Plotting code records:
--- Begin ---

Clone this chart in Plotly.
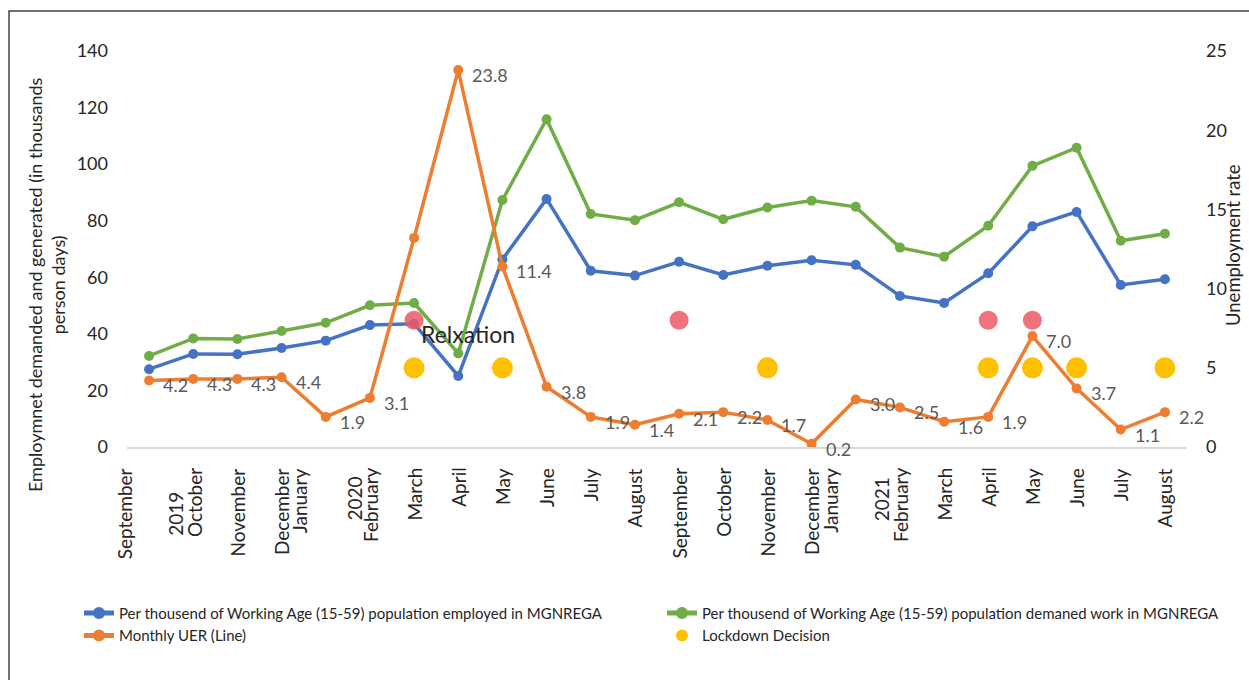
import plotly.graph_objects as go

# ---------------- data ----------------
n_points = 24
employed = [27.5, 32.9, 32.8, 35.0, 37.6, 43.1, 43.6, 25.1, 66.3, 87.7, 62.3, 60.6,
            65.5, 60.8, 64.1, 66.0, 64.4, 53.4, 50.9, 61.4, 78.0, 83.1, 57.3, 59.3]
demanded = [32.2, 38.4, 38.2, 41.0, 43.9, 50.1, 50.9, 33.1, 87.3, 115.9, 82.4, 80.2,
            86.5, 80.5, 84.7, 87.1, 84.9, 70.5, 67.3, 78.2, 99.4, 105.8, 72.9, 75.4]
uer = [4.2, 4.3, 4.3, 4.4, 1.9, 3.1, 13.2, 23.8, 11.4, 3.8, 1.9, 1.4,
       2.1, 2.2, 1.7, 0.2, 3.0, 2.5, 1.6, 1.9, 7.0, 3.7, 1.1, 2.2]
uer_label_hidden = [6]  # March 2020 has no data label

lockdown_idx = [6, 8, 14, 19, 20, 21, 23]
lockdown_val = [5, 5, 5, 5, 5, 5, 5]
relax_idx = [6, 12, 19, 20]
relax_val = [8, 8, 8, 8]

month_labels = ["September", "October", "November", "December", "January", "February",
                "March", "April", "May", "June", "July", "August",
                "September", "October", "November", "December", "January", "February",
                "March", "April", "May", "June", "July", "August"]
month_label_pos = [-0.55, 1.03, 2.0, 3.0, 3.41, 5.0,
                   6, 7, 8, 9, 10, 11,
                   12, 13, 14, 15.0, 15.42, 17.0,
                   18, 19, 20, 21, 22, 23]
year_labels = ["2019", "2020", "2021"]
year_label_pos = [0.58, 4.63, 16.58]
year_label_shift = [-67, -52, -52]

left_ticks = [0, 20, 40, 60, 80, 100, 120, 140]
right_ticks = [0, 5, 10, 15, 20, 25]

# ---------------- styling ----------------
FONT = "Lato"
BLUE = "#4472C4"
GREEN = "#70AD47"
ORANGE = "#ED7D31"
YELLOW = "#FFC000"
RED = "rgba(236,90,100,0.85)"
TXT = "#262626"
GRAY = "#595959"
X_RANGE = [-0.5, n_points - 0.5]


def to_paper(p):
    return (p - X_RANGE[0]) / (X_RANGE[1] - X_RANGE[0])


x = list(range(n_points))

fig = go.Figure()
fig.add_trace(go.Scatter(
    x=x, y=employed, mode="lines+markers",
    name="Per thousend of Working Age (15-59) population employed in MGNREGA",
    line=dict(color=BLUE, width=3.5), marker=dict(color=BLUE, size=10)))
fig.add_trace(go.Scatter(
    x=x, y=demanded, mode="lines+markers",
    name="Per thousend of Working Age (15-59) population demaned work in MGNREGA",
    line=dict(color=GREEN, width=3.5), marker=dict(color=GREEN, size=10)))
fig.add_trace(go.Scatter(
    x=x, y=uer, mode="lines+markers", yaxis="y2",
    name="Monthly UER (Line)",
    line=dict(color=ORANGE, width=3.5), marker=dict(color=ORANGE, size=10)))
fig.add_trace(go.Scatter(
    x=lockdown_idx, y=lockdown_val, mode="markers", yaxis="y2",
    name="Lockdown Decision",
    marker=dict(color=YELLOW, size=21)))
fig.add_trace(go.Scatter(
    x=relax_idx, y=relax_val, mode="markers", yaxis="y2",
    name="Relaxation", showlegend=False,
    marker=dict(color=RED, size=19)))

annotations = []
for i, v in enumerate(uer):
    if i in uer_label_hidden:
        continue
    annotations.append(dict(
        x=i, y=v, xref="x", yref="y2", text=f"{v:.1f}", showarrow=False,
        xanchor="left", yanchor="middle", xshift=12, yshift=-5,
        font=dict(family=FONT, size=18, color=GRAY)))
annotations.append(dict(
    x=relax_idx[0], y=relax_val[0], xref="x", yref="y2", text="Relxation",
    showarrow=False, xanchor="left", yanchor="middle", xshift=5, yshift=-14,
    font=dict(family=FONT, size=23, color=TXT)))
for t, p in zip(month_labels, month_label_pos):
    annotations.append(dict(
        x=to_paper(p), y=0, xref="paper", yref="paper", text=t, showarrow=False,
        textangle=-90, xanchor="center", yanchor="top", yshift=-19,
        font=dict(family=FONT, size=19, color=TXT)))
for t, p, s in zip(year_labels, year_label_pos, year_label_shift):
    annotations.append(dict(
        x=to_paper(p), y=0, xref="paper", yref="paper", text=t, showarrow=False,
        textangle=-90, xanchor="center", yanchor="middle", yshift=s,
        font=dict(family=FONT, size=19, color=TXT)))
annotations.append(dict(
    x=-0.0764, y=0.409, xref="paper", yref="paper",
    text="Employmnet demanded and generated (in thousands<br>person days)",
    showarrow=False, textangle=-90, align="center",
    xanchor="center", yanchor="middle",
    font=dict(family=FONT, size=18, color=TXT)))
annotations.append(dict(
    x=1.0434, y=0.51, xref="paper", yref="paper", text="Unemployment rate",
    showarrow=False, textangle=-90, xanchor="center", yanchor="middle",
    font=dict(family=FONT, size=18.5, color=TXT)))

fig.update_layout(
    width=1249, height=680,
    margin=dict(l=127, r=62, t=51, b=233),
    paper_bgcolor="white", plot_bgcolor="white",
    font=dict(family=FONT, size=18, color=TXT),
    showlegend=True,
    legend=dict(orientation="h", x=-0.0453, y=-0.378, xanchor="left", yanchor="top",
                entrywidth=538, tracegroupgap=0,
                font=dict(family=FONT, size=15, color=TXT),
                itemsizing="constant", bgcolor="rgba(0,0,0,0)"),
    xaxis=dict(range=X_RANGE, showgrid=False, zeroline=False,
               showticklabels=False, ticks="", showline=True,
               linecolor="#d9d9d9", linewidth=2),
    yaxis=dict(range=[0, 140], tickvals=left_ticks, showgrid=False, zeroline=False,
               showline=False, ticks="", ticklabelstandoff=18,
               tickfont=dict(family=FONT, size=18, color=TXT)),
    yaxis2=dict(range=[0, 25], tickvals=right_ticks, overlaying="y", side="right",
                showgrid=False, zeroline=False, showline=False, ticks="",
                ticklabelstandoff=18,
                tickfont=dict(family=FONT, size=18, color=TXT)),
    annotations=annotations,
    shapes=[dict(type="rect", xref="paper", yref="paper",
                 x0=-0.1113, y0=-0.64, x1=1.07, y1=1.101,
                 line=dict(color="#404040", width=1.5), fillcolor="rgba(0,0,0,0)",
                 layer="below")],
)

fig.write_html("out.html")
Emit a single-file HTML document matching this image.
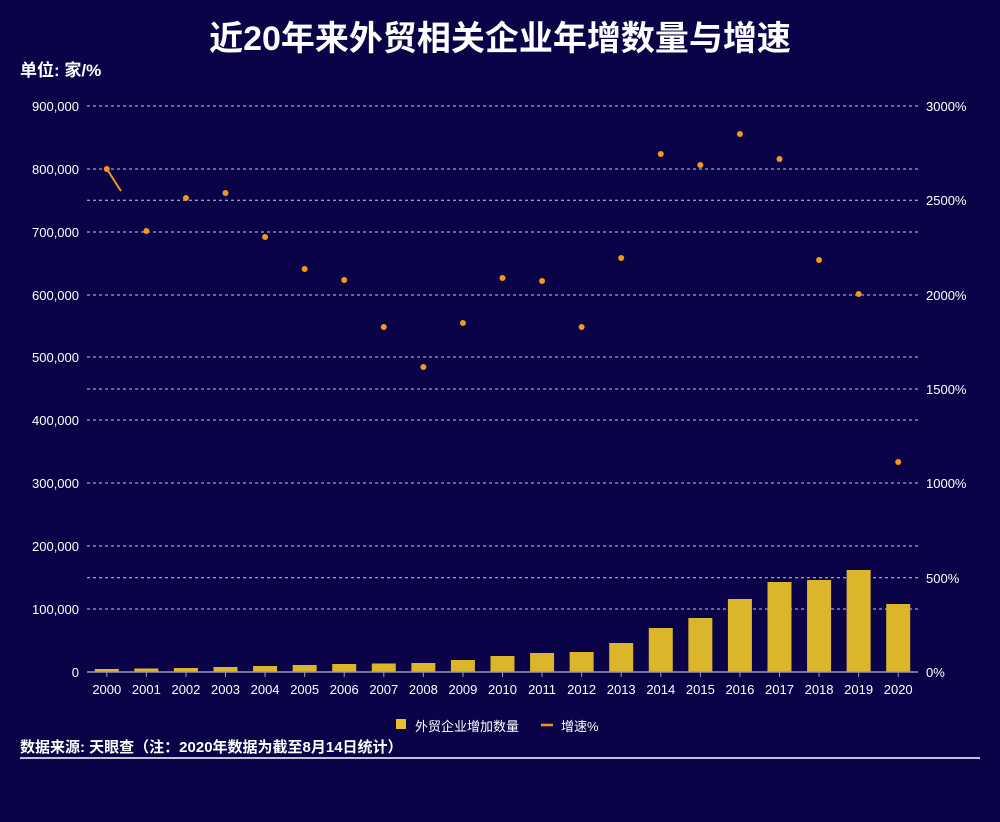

--- End ---

# [Instructions for the task]
The lines from the start of the entries above through the one containing "import plotly.graph_objects as go" are to be retyped exactly, and no others. Pictures are left out.

# [Final result]
Clone this chart in Plotly.
import plotly.graph_objects as go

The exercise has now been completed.